An important part of the fundraising efforts at Grattan supports an additional 4/5 grade teacher to keep the class sizes in the upper graders lower. At Grattan we have 23-25 children in each 4/5 class instead of 33 kids. Understand how big of a difference that makes for the learning environment at Grattan below.
Do the Math - this is class size reduction.
35 kids in the classroom or 24 – you want to know the difference? Let’s visit Ms. Walter’s former classroom and learn everything about it.
It’s Wednesday morning; cheers erupt from a small group in the back library playing math games. Ms. Walter (now our Principal but formerly a Grattan teacher) works at the U table reviewing a lesson with a few students, while the remainder work independently across the room. All this individualized instruction is possible in a room of only 24 4th and 5th grade students. Smaller class size spells success for both students and teachers.
You all know Ms. Walter? She has taught at Grattan for 10 years in 3rd through 5th grade and she was an instrumental part of the big upper grade shift to 4th/5th grade combo classrooms. And now she's our Principal!
“Let me start by saying: class size does matter. Many are quoting research that says class size doesn’t matter, that there will be no difference in student outcomes if you have 20-or even 35 kids in the classroom. And that can be true, if you teach in a more traditional whole class structure. If you have one teacher standing up in front lecturing, not responding to individual needs, it doesn’t matter if there are 25 or 40 kids in the class, the result is going to be the same.
However, that kind of instruction is something current educational research shows us we need to move away from. Whole class instruction doesn’t foster critical thinking and cooperation, nor does it connect the students to the outside world. More importantly, it does not take into account the individual students’ needs. It’s when we are talking about differentiated learning that class size comes into play.
Ms.
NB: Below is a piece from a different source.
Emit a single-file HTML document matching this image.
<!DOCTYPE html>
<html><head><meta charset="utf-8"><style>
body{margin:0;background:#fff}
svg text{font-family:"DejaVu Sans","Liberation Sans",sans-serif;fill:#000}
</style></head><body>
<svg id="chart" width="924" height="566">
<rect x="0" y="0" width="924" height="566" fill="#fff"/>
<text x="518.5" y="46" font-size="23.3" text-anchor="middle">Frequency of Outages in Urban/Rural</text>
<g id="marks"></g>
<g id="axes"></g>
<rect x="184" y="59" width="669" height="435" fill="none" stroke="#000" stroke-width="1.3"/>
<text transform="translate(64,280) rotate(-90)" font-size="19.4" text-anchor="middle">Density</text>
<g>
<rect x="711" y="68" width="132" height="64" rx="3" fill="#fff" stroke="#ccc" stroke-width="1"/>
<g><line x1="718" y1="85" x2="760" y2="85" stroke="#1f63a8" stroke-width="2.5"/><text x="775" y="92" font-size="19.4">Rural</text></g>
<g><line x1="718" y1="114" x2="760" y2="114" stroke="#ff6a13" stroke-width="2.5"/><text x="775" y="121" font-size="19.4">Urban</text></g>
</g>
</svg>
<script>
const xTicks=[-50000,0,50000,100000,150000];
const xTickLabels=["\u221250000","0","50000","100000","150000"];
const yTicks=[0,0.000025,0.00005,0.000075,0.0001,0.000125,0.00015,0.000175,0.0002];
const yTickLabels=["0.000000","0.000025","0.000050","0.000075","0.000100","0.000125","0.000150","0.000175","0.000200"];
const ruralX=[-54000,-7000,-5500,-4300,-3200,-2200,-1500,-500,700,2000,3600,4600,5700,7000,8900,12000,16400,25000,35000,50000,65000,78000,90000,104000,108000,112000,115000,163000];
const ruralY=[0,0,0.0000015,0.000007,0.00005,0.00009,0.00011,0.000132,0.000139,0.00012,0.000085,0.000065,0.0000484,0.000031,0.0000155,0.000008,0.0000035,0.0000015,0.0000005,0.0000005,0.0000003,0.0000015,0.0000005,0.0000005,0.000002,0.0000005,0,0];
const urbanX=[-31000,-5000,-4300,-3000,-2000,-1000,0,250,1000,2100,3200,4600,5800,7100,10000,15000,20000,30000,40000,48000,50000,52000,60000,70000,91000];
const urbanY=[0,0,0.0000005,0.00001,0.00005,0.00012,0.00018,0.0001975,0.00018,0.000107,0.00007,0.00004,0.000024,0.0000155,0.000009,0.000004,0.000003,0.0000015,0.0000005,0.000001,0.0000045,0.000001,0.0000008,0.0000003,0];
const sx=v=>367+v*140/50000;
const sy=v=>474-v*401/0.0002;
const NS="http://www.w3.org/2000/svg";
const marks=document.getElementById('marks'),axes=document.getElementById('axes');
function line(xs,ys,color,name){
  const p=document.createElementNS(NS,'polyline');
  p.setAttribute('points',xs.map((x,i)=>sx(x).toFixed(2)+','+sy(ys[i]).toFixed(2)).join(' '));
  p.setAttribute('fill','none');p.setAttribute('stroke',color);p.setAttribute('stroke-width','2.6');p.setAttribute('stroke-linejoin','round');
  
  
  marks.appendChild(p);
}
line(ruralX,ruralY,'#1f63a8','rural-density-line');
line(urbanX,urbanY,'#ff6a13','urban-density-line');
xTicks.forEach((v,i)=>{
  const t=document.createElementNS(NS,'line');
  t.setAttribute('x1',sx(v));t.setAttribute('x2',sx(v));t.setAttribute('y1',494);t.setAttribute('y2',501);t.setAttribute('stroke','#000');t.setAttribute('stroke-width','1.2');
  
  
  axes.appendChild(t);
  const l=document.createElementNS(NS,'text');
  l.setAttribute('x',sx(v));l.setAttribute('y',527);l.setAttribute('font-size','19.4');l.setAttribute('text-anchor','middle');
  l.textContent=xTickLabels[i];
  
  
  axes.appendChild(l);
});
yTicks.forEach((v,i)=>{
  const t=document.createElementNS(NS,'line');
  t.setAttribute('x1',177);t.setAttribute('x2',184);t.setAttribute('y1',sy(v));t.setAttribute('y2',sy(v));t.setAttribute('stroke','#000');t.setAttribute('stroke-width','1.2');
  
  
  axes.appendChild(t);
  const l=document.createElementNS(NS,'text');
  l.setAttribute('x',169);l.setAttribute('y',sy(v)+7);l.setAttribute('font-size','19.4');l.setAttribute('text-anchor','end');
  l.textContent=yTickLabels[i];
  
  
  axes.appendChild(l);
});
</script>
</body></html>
Walter has learned first hand, here at Grattan, the challenges of teaching large classroom with 34 or more students.
- The biggest challenge that comes to mind is having time to create relationships. To have to time to get to know the students, to be able to push them, encourage them, and nurture them. For that you need to know their interests, what makes them tick. For example, if I have a reluctant reader, and I know she is into basketball, then I can use that to motivate her.
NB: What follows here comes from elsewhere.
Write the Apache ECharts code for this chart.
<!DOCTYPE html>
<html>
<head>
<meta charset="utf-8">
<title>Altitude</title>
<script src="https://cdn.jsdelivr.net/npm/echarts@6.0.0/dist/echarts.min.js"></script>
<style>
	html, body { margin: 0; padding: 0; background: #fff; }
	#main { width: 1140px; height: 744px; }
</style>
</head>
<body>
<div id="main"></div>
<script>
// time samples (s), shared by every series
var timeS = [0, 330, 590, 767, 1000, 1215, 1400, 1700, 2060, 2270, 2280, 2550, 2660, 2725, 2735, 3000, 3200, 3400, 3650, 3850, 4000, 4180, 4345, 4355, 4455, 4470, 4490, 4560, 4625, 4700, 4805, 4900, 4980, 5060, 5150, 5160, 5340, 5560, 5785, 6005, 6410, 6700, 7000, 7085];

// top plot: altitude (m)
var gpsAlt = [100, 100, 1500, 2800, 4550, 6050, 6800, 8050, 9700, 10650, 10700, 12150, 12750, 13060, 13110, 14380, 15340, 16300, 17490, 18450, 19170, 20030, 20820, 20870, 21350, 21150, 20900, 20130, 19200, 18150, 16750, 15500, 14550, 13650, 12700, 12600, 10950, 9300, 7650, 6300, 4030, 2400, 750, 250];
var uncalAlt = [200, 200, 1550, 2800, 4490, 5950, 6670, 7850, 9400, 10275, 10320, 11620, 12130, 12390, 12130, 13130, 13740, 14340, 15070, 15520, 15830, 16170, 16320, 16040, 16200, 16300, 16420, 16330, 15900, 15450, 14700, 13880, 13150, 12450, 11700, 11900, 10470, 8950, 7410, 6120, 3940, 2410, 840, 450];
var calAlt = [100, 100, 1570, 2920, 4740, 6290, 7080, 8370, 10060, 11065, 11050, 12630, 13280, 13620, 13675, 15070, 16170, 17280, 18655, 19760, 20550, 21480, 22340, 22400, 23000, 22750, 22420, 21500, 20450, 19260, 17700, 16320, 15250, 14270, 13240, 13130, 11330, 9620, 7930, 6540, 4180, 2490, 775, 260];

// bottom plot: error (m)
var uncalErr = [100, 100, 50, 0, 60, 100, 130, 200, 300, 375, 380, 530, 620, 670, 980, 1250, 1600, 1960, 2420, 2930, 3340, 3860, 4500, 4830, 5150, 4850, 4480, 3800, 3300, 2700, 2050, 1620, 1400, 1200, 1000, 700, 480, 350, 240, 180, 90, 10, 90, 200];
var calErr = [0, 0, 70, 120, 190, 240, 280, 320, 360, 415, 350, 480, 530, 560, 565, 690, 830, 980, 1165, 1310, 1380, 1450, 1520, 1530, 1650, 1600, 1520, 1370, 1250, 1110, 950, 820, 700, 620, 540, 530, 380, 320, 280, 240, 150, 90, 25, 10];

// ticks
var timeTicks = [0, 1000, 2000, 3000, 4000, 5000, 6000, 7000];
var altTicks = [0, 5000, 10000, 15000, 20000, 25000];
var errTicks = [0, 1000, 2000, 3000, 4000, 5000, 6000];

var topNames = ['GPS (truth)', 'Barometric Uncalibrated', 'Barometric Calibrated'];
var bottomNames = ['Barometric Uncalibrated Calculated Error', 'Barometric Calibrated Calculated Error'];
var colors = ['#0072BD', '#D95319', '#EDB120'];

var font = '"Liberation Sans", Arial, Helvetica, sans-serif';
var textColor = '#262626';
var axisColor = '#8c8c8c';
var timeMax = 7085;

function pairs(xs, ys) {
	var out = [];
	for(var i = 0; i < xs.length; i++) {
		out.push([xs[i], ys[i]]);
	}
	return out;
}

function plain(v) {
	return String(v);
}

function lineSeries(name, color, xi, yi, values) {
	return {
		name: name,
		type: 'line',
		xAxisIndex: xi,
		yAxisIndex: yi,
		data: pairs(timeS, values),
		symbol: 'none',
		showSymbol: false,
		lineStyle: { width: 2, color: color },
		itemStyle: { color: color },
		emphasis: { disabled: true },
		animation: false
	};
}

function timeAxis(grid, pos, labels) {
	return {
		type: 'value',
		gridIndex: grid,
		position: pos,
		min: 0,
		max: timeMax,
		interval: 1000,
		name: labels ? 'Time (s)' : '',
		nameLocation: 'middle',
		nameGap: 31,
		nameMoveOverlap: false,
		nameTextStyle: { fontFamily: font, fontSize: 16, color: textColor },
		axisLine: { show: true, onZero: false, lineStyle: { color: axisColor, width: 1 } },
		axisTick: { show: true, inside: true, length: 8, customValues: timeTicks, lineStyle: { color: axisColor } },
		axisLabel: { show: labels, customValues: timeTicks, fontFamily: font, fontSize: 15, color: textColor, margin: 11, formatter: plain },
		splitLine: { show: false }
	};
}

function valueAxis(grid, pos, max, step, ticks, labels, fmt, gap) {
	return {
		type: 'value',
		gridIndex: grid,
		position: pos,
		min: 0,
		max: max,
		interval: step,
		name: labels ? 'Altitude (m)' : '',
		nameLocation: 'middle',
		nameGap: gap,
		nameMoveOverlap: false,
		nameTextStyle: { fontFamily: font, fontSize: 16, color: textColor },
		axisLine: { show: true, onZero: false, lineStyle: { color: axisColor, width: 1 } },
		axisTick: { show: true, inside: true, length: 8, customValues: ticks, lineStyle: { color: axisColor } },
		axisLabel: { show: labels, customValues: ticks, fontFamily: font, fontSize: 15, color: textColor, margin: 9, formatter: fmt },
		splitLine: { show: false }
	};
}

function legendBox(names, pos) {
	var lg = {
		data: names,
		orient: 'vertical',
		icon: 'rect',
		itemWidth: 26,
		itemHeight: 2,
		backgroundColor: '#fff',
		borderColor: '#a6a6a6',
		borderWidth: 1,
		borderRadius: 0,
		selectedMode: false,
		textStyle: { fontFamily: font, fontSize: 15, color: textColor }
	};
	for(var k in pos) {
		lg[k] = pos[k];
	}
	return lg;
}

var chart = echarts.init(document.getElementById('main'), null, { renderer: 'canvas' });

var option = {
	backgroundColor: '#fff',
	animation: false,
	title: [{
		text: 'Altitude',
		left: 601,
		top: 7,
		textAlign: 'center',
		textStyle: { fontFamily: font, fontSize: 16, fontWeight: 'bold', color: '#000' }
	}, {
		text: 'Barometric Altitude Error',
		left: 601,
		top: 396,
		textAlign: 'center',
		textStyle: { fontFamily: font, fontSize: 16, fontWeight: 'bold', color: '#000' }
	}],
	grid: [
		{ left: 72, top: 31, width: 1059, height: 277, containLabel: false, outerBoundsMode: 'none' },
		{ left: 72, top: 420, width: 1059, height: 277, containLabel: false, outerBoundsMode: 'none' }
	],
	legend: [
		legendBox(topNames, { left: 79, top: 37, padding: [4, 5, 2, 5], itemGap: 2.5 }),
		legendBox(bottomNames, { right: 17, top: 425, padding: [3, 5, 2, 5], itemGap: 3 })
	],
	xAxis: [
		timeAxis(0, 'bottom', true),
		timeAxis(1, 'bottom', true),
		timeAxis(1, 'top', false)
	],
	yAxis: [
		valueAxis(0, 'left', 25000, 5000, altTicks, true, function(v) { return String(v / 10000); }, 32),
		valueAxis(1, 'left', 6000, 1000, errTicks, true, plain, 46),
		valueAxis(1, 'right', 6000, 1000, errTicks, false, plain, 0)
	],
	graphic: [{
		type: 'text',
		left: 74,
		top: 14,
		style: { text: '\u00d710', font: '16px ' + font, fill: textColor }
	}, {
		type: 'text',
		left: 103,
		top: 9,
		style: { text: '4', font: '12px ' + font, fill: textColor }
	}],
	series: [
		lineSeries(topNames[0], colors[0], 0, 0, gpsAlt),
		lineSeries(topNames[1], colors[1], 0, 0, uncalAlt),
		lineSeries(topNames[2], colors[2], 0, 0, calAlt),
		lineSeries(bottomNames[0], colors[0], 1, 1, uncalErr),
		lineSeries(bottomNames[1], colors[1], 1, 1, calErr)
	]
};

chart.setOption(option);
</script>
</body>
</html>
- You also need time to build relationships with their families; we know that the connection between home and school is paramount for student success.
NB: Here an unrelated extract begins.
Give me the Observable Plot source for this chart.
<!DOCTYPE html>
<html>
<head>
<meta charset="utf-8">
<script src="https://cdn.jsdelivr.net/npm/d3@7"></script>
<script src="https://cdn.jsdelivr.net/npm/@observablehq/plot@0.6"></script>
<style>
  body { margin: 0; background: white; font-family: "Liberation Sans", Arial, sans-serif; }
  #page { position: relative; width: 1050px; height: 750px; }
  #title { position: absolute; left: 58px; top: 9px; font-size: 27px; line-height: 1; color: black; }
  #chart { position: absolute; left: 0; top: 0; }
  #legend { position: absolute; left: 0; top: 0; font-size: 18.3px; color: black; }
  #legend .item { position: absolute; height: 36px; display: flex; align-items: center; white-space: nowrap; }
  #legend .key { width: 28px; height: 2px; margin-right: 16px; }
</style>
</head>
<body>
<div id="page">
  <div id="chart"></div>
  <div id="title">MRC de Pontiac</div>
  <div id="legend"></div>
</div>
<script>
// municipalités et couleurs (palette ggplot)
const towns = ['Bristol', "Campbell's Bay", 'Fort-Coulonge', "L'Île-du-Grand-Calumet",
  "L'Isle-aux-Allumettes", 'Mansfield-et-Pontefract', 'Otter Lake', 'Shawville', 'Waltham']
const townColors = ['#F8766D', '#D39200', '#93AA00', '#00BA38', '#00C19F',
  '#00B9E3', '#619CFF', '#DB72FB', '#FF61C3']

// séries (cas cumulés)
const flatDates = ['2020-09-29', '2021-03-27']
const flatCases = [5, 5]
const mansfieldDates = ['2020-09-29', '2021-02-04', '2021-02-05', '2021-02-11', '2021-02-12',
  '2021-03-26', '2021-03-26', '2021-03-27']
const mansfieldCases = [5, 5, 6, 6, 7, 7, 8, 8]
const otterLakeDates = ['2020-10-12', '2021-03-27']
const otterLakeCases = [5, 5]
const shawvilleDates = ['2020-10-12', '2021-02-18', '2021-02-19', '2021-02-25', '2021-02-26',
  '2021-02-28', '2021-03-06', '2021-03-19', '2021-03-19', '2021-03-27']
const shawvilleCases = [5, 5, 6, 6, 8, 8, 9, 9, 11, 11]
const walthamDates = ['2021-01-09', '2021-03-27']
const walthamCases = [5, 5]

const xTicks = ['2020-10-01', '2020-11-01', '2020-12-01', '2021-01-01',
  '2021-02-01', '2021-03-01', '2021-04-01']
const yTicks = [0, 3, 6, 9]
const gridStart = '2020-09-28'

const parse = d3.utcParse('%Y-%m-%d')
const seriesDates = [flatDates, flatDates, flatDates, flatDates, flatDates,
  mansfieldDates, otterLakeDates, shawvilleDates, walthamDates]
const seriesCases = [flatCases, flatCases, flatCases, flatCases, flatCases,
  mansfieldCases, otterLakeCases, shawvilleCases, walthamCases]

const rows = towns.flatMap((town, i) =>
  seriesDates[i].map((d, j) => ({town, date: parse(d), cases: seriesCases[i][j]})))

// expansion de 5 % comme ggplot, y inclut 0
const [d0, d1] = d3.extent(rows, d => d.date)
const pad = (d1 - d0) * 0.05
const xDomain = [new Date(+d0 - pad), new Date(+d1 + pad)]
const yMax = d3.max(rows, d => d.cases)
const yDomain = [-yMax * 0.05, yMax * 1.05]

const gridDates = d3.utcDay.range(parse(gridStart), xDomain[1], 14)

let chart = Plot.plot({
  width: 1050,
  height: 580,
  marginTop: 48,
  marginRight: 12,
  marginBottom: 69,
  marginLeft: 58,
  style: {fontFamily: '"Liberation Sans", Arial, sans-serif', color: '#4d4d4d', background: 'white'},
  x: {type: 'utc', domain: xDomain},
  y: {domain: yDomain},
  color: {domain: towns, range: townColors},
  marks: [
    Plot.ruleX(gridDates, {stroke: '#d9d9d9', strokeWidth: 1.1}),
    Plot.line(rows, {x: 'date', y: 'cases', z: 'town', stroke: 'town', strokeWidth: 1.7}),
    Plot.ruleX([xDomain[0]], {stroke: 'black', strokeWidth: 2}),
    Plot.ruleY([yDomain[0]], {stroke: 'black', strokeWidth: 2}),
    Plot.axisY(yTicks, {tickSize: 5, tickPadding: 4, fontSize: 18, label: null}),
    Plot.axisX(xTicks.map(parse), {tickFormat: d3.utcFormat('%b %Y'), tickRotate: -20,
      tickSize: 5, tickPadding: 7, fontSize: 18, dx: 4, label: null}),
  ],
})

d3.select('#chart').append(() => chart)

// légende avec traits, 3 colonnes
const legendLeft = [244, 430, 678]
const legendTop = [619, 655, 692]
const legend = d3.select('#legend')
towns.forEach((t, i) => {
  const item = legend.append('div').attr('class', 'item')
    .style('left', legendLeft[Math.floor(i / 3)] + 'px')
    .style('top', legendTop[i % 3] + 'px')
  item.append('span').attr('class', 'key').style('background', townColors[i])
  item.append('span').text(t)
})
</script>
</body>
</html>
After the student’s initial few minutes of work Ms. Walter calls the class to attention to give them some instructions. I can see that there are four groups emerging, with about six students in each. One group stays with Ms. Walter by the white board for more instruction, the others gather at different areas of the classroom. Some are working on an enrichment project they started yesterday, a few seem to be diving into their math workbooks, and a couple of others are working together to come up with “Four Numbers” equations. After a about 15 minutes, I see Ms. Walter move around to other groups and even observe her moving students to different activities. She sits down with one of the groups and starts inquiring about their progress.
After class Ms. Walter explains:
- So yesterday I had the students do a quick exit slip to assess their comprehension of the last two days lessons and today I divided them into smaller groups depending on who needs more time to practice the concept or who is ready to move on. This way I was able to teach to a much smaller group, giving each and every one more attention, based on their needs.
- This is similar to what we do during our writing and reading instruction as well; it’s a workshop approach. It allows us to deliver content and instruction in a variety of structures depending on student need and student interests and is far more successful in a smaller class.
- With 24 students I can also do a lot of one to one instruction. I can follow their individual development; I can remember where they are with their stories, what their goals and interests are. It’s all about having the time, the room and the capacity to give the kids a very individualized educational experience.
- If they were 34 of them that would be so much harder. So much harder.
Ms. Walter is silent for a moment, and then adds:
- 34 kids, it’s just a lot, it’s a lot …
- Many of us have done it, but it’s not in the best interest of our students. You simply just cannot deliver high quality instruction on a consistent level in a class of that many students. Something has to give at some point. These are still little kids we’re talking about. They may want to think of themselves as all grown up but they’re not. We want to foster that child as long as possible, being there for them, seeing each and every one of them for what they are and what they need.
- 25 kids, it really makes a difference.